* BEGIN Collected material *

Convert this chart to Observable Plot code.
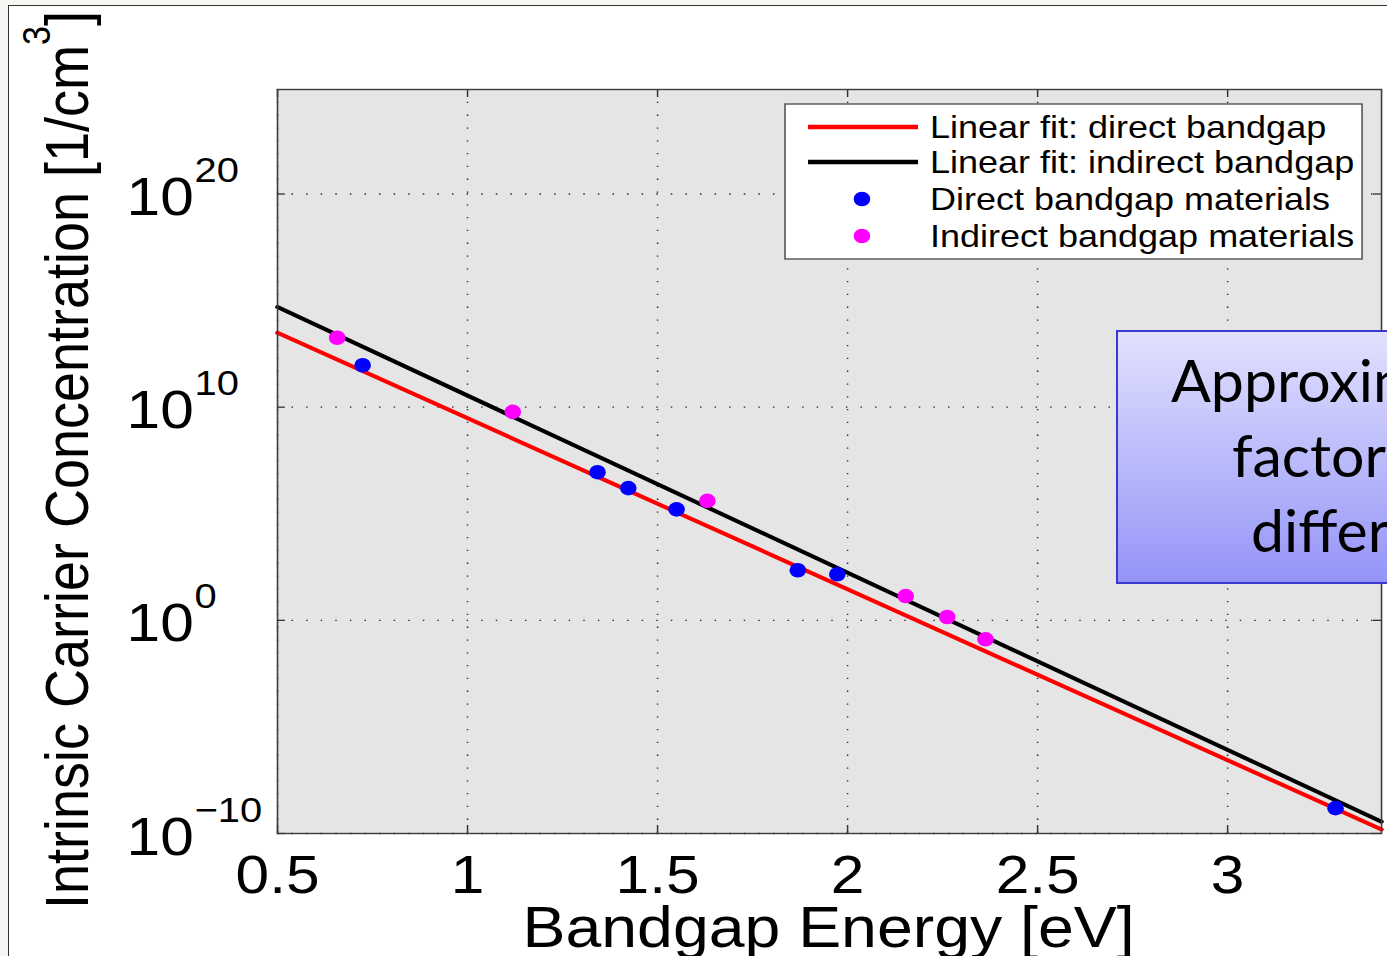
<!DOCTYPE html>
<html><head><meta charset="utf-8">
<script src="https://cdn.jsdelivr.net/npm/d3@7"></script>
<script src="https://cdn.jsdelivr.net/npm/@observablehq/plot@0.6"></script>
<style>
html,body{margin:0;padding:0;width:1387px;height:956px;overflow:hidden;background:#f7f6f2;}
#page{position:absolute;left:8px;top:5px;width:1400px;height:1000px;background:#fff;border-left:1.5px solid #333;border-top:1.5px solid #333;}
#stage{position:absolute;left:0;top:0;width:1217px;height:956px;transform:scaleX(1.1397);transform-origin:0 0;}
#overlay{position:absolute;left:0;top:0;}
</style>
</head><body>
<div id="page"></div>
<div id="stage"></div>
<svg id="overlay" width="1387" height="956"></svg>
<script>
// ---- data ----
const xTicks = [0.5, 1, 1.5, 2, 2.5, 3];
const yTicks = [1e-10, 1, 1e10, 1e20];
const yTickExp = ["\u221210", "0", "10", "20"];

const directE = [0.724, 1.342, 1.423, 1.550, 1.869, 1.973, 3.284];
const directN = [9.3e11, 8.9e6, 1.6e6, 1.6e5, 224, 145, 1.55e-9];

const indirectE = [0.657, 1.119, 1.631, 2.153, 2.262, 2.363];
const indirectN = [1.8e13, 6.0e9, 4.0e5, 13.8, 1.43, 0.129];

const fitE = [0.5, 3.405];
const directFitN = [3.1e13, 1.55e-10];
const indirectFitN = [5.0e14, 3.6e-10];

const legendLabels = ["Linear fit: direct bandgap", "Linear fit: indirect bandgap", "Direct bandgap materials", "Indirect bandgap materials"];
const noteLines = ["Approximately", "factor of ~10", "difference"];

// ---- layout (unscaled coordinates, stage stretched horizontally) ----
const W = 1217, H = 956, mL = 243, mR = 5.3, mT = 89, mB = 123;
const FW = W - mL - mR, FH = H - mT - mB;
const font = "'Liberation Sans', Arial, Helvetica, sans-serif";

const directRows = directE.map((e, i) => ({e, n: directN[i]}));
const indirectRows = indirectE.map((e, i) => ({e, n: indirectN[i]}));
const dFit = fitE.map((e, i) => ({e, n: directFitN[i]}));
const iFit = fitE.map((e, i) => ({e, n: indirectFitN[i]}));

const gridStyle = {stroke: "#2a2a2a", strokeOpacity: 1, strokeWidth: 1.3, strokeDasharray: "1.3,11.5"};

const chart = Plot.plot({
  width: W, height: H, marginLeft: mL, marginRight: mR, marginTop: mT, marginBottom: mB,
  x: {domain: [0.5, 3.405], axis: null},
  y: {type: "log", domain: [1e-10, 8e24], axis: null},
  style: {fontFamily: font, background: "transparent", color: "#000", overflow: "visible"},
  marks: [
    Plot.frame({fill: "#e5e5e5", stroke: null}),
    Plot.gridX(xTicks, gridStyle),
    Plot.gridY(yTicks, gridStyle),
    Plot.tickX(xTicks, {x: d => d, insetTop: FH - 8, stroke: "#333", strokeWidth: 1.3}),
    Plot.tickX(xTicks, {x: d => d, insetBottom: FH - 8, stroke: "#333", strokeWidth: 1.3}),
    Plot.tickY(yTicks, {y: d => d, insetRight: FW - 7, stroke: "#333", strokeWidth: 1.3}),
    Plot.tickY(yTicks, {y: d => d, insetLeft: FW - 7, stroke: "#333", strokeWidth: 1.3}),
    Plot.line(dFit, {x: "e", y: "n", stroke: "#ff0000", strokeWidth: 4}),
    Plot.line(iFit, {x: "e", y: "n", stroke: "#000000", strokeWidth: 4}),
    Plot.dot(directRows, {x: "e", y: "n", r: 7.3, fill: "#0000ff", stroke: null}),
    Plot.dot(indirectRows, {x: "e", y: "n", r: 7.3, fill: "#ff00ff", stroke: null}),
    Plot.frame({stroke: "#3c3c3c", strokeWidth: 1.4}),
    Plot.axisX(xTicks, {tickSize: 0, tickPadding: 22, fontSize: 53, label: null, tickFormat: d => String(d)}),
    Plot.text(yTicks, {y: d => d, frameAnchor: "left", dx: -132.4, dy: 21, text: () => "10",
      textAnchor: "start", lineAnchor: "bottom", fontSize: 53}),
    Plot.text(yTicks, {y: d => d, frameAnchor: "left", dx: -72.8, dy: -12, text: (d, i) => yTickExp[i],
      textAnchor: "start", lineAnchor: "bottom", fontSize: 35})
  ]
});
document.getElementById("stage").appendChild(chart);

const svg = d3.select(chart);

// axis titles
const yl = svg.append("text")
  .attr("transform", "translate(77.2,460) rotate(-90)")
  .attr("text-anchor", "middle").attr("font-size", 54).attr("font-family", font).attr("fill", "#000");
yl.append("tspan").text("Intrinsic Carrier Concentration [1/cm");
yl.append("tspan").attr("dy", -33).attr("font-size", 34).text("3");
yl.append("tspan").attr("dy", 33).text("]");

svg.append("text").attr("x", 727).attr("y", 947).attr("text-anchor", "middle")
  .attr("font-size", 56.5).attr("font-family", font).attr("fill", "#000").text("Bandgap Energy [eV]");

// legend
const lg = svg.append("g");
lg.append("rect").attr("x", 688.8).attr("y", 104).attr("width", 506.3).attr("height", 155)
  .attr("fill", "#fff").attr("stroke", "#555").attr("stroke-width", 1.4);
const rowsY = [127, 162, 199, 236];
lg.append("line").attr("x1", 709).attr("x2", 805.5).attr("y1", rowsY[0]).attr("y2", rowsY[0]).attr("stroke", "#ff0000").attr("stroke-width", 4.5);
lg.append("line").attr("x1", 709).attr("x2", 805.5).attr("y1", rowsY[1]).attr("y2", rowsY[1]).attr("stroke", "#000").attr("stroke-width", 4.5);
lg.append("circle").attr("cx", 756.3).attr("cy", rowsY[2]).attr("r", 7.3).attr("fill", "#0000ff");
lg.append("circle").attr("cx", 756.3).attr("cy", rowsY[3]).attr("r", 7.3).attr("fill", "#ff00ff");
legendLabels.forEach((t, i) => {
  lg.append("text").attr("x", 816).attr("y", rowsY[i] + 11).attr("font-size", 31.6)
    .attr("text-anchor", "start").attr("font-family", font).attr("fill", "#000").text(t);
});

// overlay note box (screen coordinates, not stretched)
const ov = d3.select("#overlay");
const defs = ov.append("defs");
const grad = defs.append("linearGradient").attr("id", "ng").attr("x1", 0).attr("y1", 0).attr("x2", 0).attr("y2", 1);
grad.append("stop").attr("offset", "0%").attr("stop-color", "#e2e2fe");
grad.append("stop").attr("offset", "100%").attr("stop-color", "#9494f8");
ov.append("rect").attr("x", 1117).attr("y", 331).attr("width", 400).attr("height", 252)
  .attr("fill", "url(#ng)").attr("stroke", "#3a3ad0").attr("stroke-width", 2);
const noteX = [1171, 1232, 1251], noteY = [401.7, 476.7, 551.7];
noteLines.forEach((t, i) => {
  ov.append("text").attr("x", noteX[i]).attr("y", noteY[i]).attr("font-size", 59)
    .attr("font-family", "Lato, 'Open Sans', sans-serif").attr("fill", "#000").text(t);
});
</script>
</body></html>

* END Collected material *

Return each line of the data, keeping its wording exact and omitting pictures.

Convert this chart to Observable Plot code.
<!DOCTYPE html>
<html><head><meta charset="utf-8">
<script src="https://cdn.jsdelivr.net/npm/d3@7"></script>
<script src="https://cdn.jsdelivr.net/npm/@observablehq/plot@0.6"></script>
<style>
html,body{margin:0;padding:0;width:1387px;height:956px;overflow:hidden;background:#f7f6f2;}
#page{position:absolute;left:8px;top:5px;width:1400px;height:1000px;background:#fff;border-left:1.5px solid #333;border-top:1.5px solid #333;}
#stage{position:absolute;left:0;top:0;width:1217px;height:956px;transform:scaleX(1.1397);transform-origin:0 0;}
#overlay{position:absolute;left:0;top:0;}
</style>
</head><body>
<div id="page"></div>
<div id="stage"></div>
<svg id="overlay" width="1387" height="956"></svg>
<script>
// ---- data ----
const xTicks = [0.5, 1, 1.5, 2, 2.5, 3];
const yTicks = [1e-10, 1, 1e10, 1e20];
const yTickExp = ["\u221210", "0", "10", "20"];

const directE = [0.724, 1.342, 1.423, 1.550, 1.869, 1.973, 3.284];
const directN = [9.3e11, 8.9e6, 1.6e6, 1.6e5, 224, 145, 1.55e-9];

const indirectE = [0.657, 1.119, 1.631, 2.153, 2.262, 2.363];
const indirectN = [1.8e13, 6.0e9, 4.0e5, 13.8, 1.43, 0.129];

const fitE = [0.5, 3.405];
const directFitN = [3.1e13, 1.55e-10];
const indirectFitN = [5.0e14, 3.6e-10];

const legendLabels = ["Linear fit: direct bandgap", "Linear fit: indirect bandgap", "Direct bandgap materials", "Indirect bandgap materials"];
const noteLines = ["Approximately", "factor of ~10", "difference"];

// ---- layout (unscaled coordinates, stage stretched horizontally) ----
const W = 1217, H = 956, mL = 243, mR = 5.3, mT = 89, mB = 123;
const FW = W - mL - mR, FH = H - mT - mB;
const font = "'Liberation Sans', Arial, Helvetica, sans-serif";

const directRows = directE.map((e, i) => ({e, n: directN[i]}));
const indirectRows = indirectE.map((e, i) => ({e, n: indirectN[i]}));
const dFit = fitE.map((e, i) => ({e, n: directFitN[i]}));
const iFit = fitE.map((e, i) => ({e, n: indirectFitN[i]}));

const gridStyle = {stroke: "#2a2a2a", strokeOpacity: 1, strokeWidth: 1.3, strokeDasharray: "1.3,11.5"};

const chart = Plot.plot({
  width: W, height: H, marginLeft: mL, marginRight: mR, marginTop: mT, marginBottom: mB,
  x: {domain: [0.5, 3.405], axis: null},
  y: {type: "log", domain: [1e-10, 8e24], axis: null},
  style: {fontFamily: font, background: "transparent", color: "#000", overflow: "visible"},
  marks: [
    Plot.frame({fill: "#e5e5e5", stroke: null}),
    Plot.gridX(xTicks, gridStyle),
    Plot.gridY(yTicks, gridStyle),
    Plot.tickX(xTicks, {x: d => d, insetTop: FH - 8, stroke: "#333", strokeWidth: 1.3}),
    Plot.tickX(xTicks, {x: d => d, insetBottom: FH - 8, stroke: "#333", strokeWidth: 1.3}),
    Plot.tickY(yTicks, {y: d => d, insetRight: FW - 7, stroke: "#333", strokeWidth: 1.3}),
    Plot.tickY(yTicks, {y: d => d, insetLeft: FW - 7, stroke: "#333", strokeWidth: 1.3}),
    Plot.line(dFit, {x: "e", y: "n", stroke: "#ff0000", strokeWidth: 4}),
    Plot.line(iFit, {x: "e", y: "n", stroke: "#000000", strokeWidth: 4}),
    Plot.dot(directRows, {x: "e", y: "n", r: 7.3, fill: "#0000ff", stroke: null}),
    Plot.dot(indirectRows, {x: "e", y: "n", r: 7.3, fill: "#ff00ff", stroke: null}),
    Plot.frame({stroke: "#3c3c3c", strokeWidth: 1.4}),
    Plot.axisX(xTicks, {tickSize: 0, tickPadding: 22, fontSize: 53, label: null, tickFormat: d => String(d)}),
    Plot.text(yTicks, {y: d => d, frameAnchor: "left", dx: -132.4, dy: 21, text: () => "10",
      textAnchor: "start", lineAnchor: "bottom", fontSize: 53}),
    Plot.text(yTicks, {y: d => d, frameAnchor: "left", dx: -72.8, dy: -12, text: (d, i) => yTickExp[i],
      textAnchor: "start", lineAnchor: "bottom", fontSize: 35})
  ]
});
document.getElementById("stage").appendChild(chart);

const svg = d3.select(chart);

// axis titles
const yl = svg.append("text")
  .attr("transform", "translate(77.2,460) rotate(-90)")
  .attr("text-anchor", "middle").attr("font-size", 54).attr("font-family", font).attr("fill", "#000");
yl.append("tspan").text("Intrinsic Carrier Concentration [1/cm");
yl.append("tspan").attr("dy", -33).attr("font-size", 34).text("3");
yl.append("tspan").attr("dy", 33).text("]");

svg.append("text").attr("x", 727).attr("y", 947).attr("text-anchor", "middle")
  .attr("font-size", 56.5).attr("font-family", font).attr("fill", "#000").text("Bandgap Energy [eV]");

// legend
const lg = svg.append("g");
lg.append("rect").attr("x", 688.8).attr("y", 104).attr("width", 506.3).attr("height", 155)
  .attr("fill", "#fff").attr("stroke", "#555").attr("stroke-width", 1.4);
const rowsY = [127, 162, 199, 236];
lg.append("line").attr("x1", 709).attr("x2", 805.5).attr("y1", rowsY[0]).attr("y2", rowsY[0]).attr("stroke", "#ff0000").attr("stroke-width", 4.5);
lg.append("line").attr("x1", 709).attr("x2", 805.5).attr("y1", rowsY[1]).attr("y2", rowsY[1]).attr("stroke", "#000").attr("stroke-width", 4.5);
lg.append("circle").attr("cx", 756.3).attr("cy", rowsY[2]).attr("r", 7.3).attr("fill", "#0000ff");
lg.append("circle").attr("cx", 756.3).attr("cy", rowsY[3]).attr("r", 7.3).attr("fill", "#ff00ff");
legendLabels.forEach((t, i) => {
  lg.append("text").attr("x", 816).attr("y", rowsY[i] + 11).attr("font-size", 31.6)
    .attr("text-anchor", "start").attr("font-family", font).attr("fill", "#000").text(t);
});

// overlay note box (screen coordinates, not stretched)
const ov = d3.select("#overlay");
const defs = ov.append("defs");
const grad = defs.append("linearGradient").attr("id", "ng").attr("x1", 0).attr("y1", 0).attr("x2", 0).attr("y2", 1);
grad.append("stop").attr("offset", "0%").attr("stop-color", "#e2e2fe");
grad.append("stop").attr("offset", "100%").attr("stop-color", "#9494f8");
ov.append("rect").attr("x", 1117).attr("y", 331).attr("width", 400).attr("height", 252)
  .attr("fill", "url(#ng)").attr("stroke", "#3a3ad0").attr("stroke-width", 2);
const noteX = [1171, 1232, 1251], noteY = [401.7, 476.7, 551.7];
noteLines.forEach((t, i) => {
  ov.append("text").attr("x", noteX[i]).attr("y", noteY[i]).attr("font-size", 59)
    .attr("font-family", "Lato, 'Open Sans', sans-serif").attr("fill", "#000").text(t);
});
</script>
</body></html>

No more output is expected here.